Internally I am rotting away from alcohol addiction, a battle I have been fighting for ten years. Panic attacks have become my daily norm and my anxiety levels are near crippling.  Depression consumes me and I don’t know where to turn. I had tried to stop drinking many times but continually failed. Now my problem is getting worse by the day.​ It’s 2015, I hit rock bottom. I am thirty pounds underweight and drinking 4 bottles of wine per day. In fact, I am drinking anything and everything I can.  I am scared because I am completely dependent on alcohol. My outward appearance begins to reflect my inner insanity. I can't keep up appearances. One night, I black out. In the morning, I look down at my phone to see I had typed a eulogy to myself while drunk. Even my subconscious has given up. 

Then, something amazing happens; I reach out for help instead of giving up.  My family rushes me to different doctors and I am quickly labeled "alcoholic". I find a treatment center in beautiful British Columbia, jump on a plane, and muster up tiny amounts of courage to begin fighting for my life. I stay in treatment for 90 days. Treatment exposes me to a holistic approach to sobriety and my brain is hungry for more information. The sober life is intriguing. I dig deep and power through many different emotions.
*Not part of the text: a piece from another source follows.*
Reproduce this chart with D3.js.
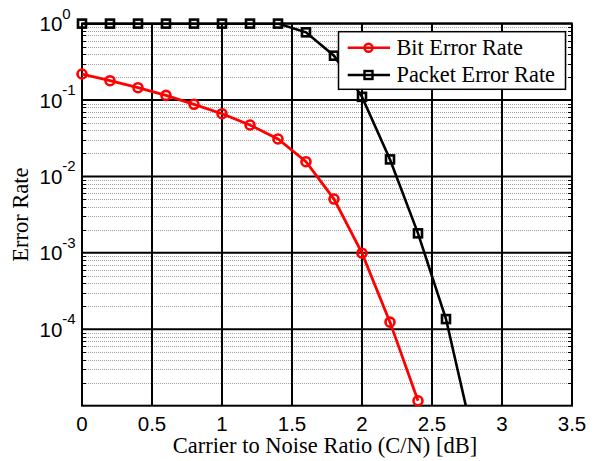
<!DOCTYPE html>
<html>
<head>
<meta charset="utf-8">
<script src="https://cdn.jsdelivr.net/npm/d3@7"></script>
<style>
  html, body { margin: 0; padding: 0; background: #fff; }
  svg { display: block; }
</style>
</head>
<body>
<svg id="chart" width="596" height="461"></svg>
<script>
// ---- data ----
const cnr = [0, 0.2, 0.4, 0.6, 0.8, 1.0, 1.2, 1.4, 1.6, 1.8, 2.0, 2.2, 2.4, 2.6, 2.8];
const berX = [0, 0.2, 0.4, 0.6, 0.8, 1.0, 1.2, 1.4, 1.6, 1.8, 2.0, 2.2, 2.4];
const berValues = [0.219, 0.179, 0.145, 0.115, 0.0879, 0.0662, 0.0471, 0.0309, 0.0156, 0.00506, 0.00099, 1.24e-4, 1.16e-5];
const perValues = [1, 1, 1, 1, 1, 1, 1, 1, 0.769, 0.38, 0.110, 0.0167, 0.0018, 1.36e-4, 3.4e-6];
const xTicks = [0, 0.5, 1, 1.5, 2, 2.5, 3, 3.5];
const xTickLabels = ["0", "0.5", "1", "1.5", "2", "2.5", "3", "3.5"];
const yTicks = [1, 1e-1, 1e-2, 1e-3, 1e-4];
const yTickExponents = ["0", "-1", "-2", "-3", "-4"];
const seriesNames = ["Bit Error Rate", "Packet Error Rate"];
const seriesColors = ["#ff0000", "#000000"];
const xLabel = "Carrier to Noise Ratio (C/N) [dB]";
const yLabel = "Error Rate";

// ---- layout ----
const L = 82, R = 572, T = 23.6, B = 405.7;
const svg = d3.select("#chart");
const x = d3.scaleLinear().domain([0, 3.5]).range([L, R]);
const y = d3.scaleLog().domain([1e-5, 1]).range([B, T]);
const sans = "'Liberation Sans', Arial, sans-serif";
const serif = "'Liberation Serif', 'Times New Roman', serif";

// clip
svg.append("defs").append("clipPath").attr("id", "plotclip")
  .append("rect").attr("x", L).attr("y", T).attr("width", R - L).attr("height", B - T);

// minor grid
const minorVals = [];
for (let e = -5; e < 0; e++) for (let m = 2; m <= 9; m++) minorVals.push(m * Math.pow(10, e));
const grid = svg.append("g");
grid.selectAll("line.minor").data(minorVals).join("line")
  .attr("class", "minor")
  .attr("x1", L).attr("x2", R)
  .attr("y1", d => Math.round(y(d)) + 0.5).attr("y2", d => Math.round(y(d)) + 0.5)
  .attr("stroke", "#a0a0a0").attr("stroke-width", 1).attr("stroke-dasharray", "1,1");

// minor ticks on left/right
grid.selectAll("line.mtl").data(minorVals).join("line")
  .attr("x1", L).attr("x2", L + 4)
  .attr("y1", d => Math.round(y(d)) + 0.5).attr("y2", d => Math.round(y(d)) + 0.5)
  .attr("stroke", "#000").attr("stroke-width", 1);
grid.selectAll("line.mtr").data(minorVals).join("line")
  .attr("x1", R - 4).attr("x2", R)
  .attr("y1", d => Math.round(y(d)) + 0.5).attr("y2", d => Math.round(y(d)) + 0.5)
  .attr("stroke", "#000").attr("stroke-width", 1);

// major grid
grid.selectAll("line.majy").data(yTicks).join("line")
  .attr("x1", L).attr("x2", R)
  .attr("y1", d => y(d)).attr("y2", d => y(d))
  .attr("stroke", "#000").attr("stroke-width", 2);
grid.selectAll("line.majx").data(xTicks).join("line")
  .attr("x1", d => x(d)).attr("x2", d => x(d))
  .attr("y1", T).attr("y2", B)
  .attr("stroke", "#000").attr("stroke-width", 2);

// axes box
svg.append("rect").attr("x", L).attr("y", T).attr("width", R - L).attr("height", B - T)
  .attr("fill", "none").attr("stroke", "#000").attr("stroke-width", 2);

// x tick labels
svg.append("g").selectAll("text").data(xTicks).join("text")
  .attr("x", d => x(d)).attr("y", B + 25)
  .attr("text-anchor", "middle")
  .attr("font-family", sans).attr("font-size", 20.5)
  .text((d, i) => xTickLabels[i]);

// y tick labels
const yl = svg.append("g").selectAll("g").data(yTicks).join("g");
yl.append("text")
  .attr("x", 39.5).attr("y", d => y(d) + 7.5)
  .attr("font-family", sans).attr("font-size", 20.5)
  .text("10")
  .append("tspan").attr("font-size", 15).attr("dy", -12.5)
  .text((d, i) => yTickExponents[i]);

// axis labels
svg.append("text").attr("x", 325).attr("y", 453)
  .attr("text-anchor", "middle").attr("font-family", serif).attr("font-size", 22.5)
  .text(xLabel);
svg.append("text")
  .attr("transform", `translate(28,${(T + B) / 2}) rotate(-90)`)
  .attr("text-anchor", "middle").attr("font-family", serif).attr("font-size", 22.5)
  .text(yLabel);

// series
const berData = berX.map((v, i) => [v, berValues[i]]);
const perData = cnr.map((v, i) => [v, perValues[i]]);
const line = d3.line().x(d => x(d[0])).y(d => y(d[1]));
const inDomain = d => d[1] >= 1e-5 && d[1] <= 1;

const plot = svg.append("g");
plot.append("path").datum(perData).attr("d", line)
  .attr("clip-path", "url(#plotclip)")
  .attr("fill", "none").attr("stroke", seriesColors[1]).attr("stroke-width", 2.6);
plot.append("path").datum(berData).attr("d", line)
  .attr("clip-path", "url(#plotclip)")
  .attr("fill", "none").attr("stroke", seriesColors[0]).attr("stroke-width", 2.8);

plot.selectAll("rect.per").data(perData.filter(inDomain)).join("rect")
  .attr("x", d => x(d[0]) - 4).attr("y", d => y(d[1]) - 4)
  .attr("width", 8).attr("height", 8)
  .attr("fill", "none").attr("stroke", seriesColors[1]).attr("stroke-width", 2.6);
plot.selectAll("circle.ber").data(berData.filter(inDomain)).join("circle")
  .attr("cx", d => x(d[0])).attr("cy", d => y(d[1])).attr("r", 4.5)
  .attr("fill", "none").attr("stroke", seriesColors[0]).attr("stroke-width", 2.6);

// legend
const lg = svg.append("g");
lg.append("rect").attr("x", 338.5).attr("y", 31.7).attr("width", 227).attr("height", 57.6)
  .attr("fill", "#fff").attr("stroke", "#000").attr("stroke-width", 1.5);
const rowsY = [47.7, 75];
seriesNames.forEach((name, i) => {
  const yy = rowsY[i];
  lg.append("line").attr("x1", 347.7).attr("x2", 390).attr("y1", yy).attr("y2", yy)
    .attr("stroke", seriesColors[i]).attr("stroke-width", 2.6);
  if (i === 0) {
    lg.append("circle").attr("cx", 368.5).attr("cy", yy).attr("r", 4)
      .attr("fill", "none").attr("stroke", seriesColors[i]).attr("stroke-width", 2.4);
  } else {
    lg.append("rect").attr("x", 364.5).attr("y", yy - 4).attr("width", 8).attr("height", 8)
      .attr("fill", "none").attr("stroke", seriesColors[i]).attr("stroke-width", 2.4);
  }
  lg.append("text").attr("x", 396.5).attr("y", yy + 6.8)
    .attr("font-family", serif).attr("font-size", 22.3)
    .text(name);
});
</script>
</body>
</html>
I decide at the end of my 90-day treatment program to move to British Columbia and focus entirely on my well-being.  I accept that I am an alcoholic and that addiction is a permanent fixture in my life. I create a program that helps me through the ups and downs of early sobriety. I listen to others who have been sober for years and apply their wisdom to my life. Over time, I get involved with the sober community, shed light on my habits (good or bad), unearth passions from my childhood, and fill my day-to-day with fun activities. I find true love and become a dog-mom. So many things change for me that I want to share a message of hope. I want to help others to achieve a meaningful, sober life so I enroll in school to become a life and recovery coach. 

​Every day is a new opportunity to learn, grow, change, and simply “just be”. For me, life is not just about the absence of a substance. It’s about learning how to love myself, find compassion in tough situations, embrace my life-long-learning, and give back to others. It’s about finding balance and owning my mistakes, and creating my own “sober compass”.